Gravel and innocent visitors went flying as Lucy blindly rocketed her car into the Healesville parking lot. With the new knowledge that it was unlikely that we would survive the rest of the day, we wanted to at least cross koalas and kangaroos off our bucket lists.
Healesville offers something called “Personal Moments” (or something else, not worth verifying) that allows visitors to spend extra money to essentially speed date select species. We were in! For something north of two unemployment checks we could be with (not in the biblical sense) koalas and kangaroos.

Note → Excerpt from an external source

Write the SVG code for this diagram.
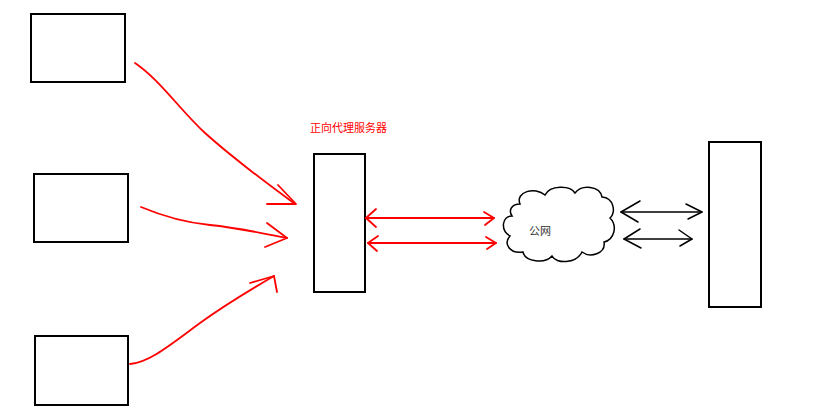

Koalas were first on the agenda. Brunette and I were paired with a humorless couple and a guide. (Note: Brunette always says “other couple” with no awareness that we are not in fact “a couple”. Brunette lives close to Appalachia.) The guide was a no nonsense male impersonator who at one time clearly dreamt of a more rewarding occupation. She stomped us over to the koalas and permitted photo opportunities but no touching (unlike that guy I met on Craigslist).
Brunette posed under the tourist-designated koala named Benny. Blonde did the same, as did the humorless couple. After all of our photo opps the guide asked if we had any questions. Brunette asked “what are those appendages on Benny”? The guide, not a gal for male appendages in general, replied dryly “testicles”.
Look at the photo and see if this was a reasonable question from a woman with four sons. It was the moment Blonde realized how she had gotten four nephews from a frequently pregnancy-surprised sister.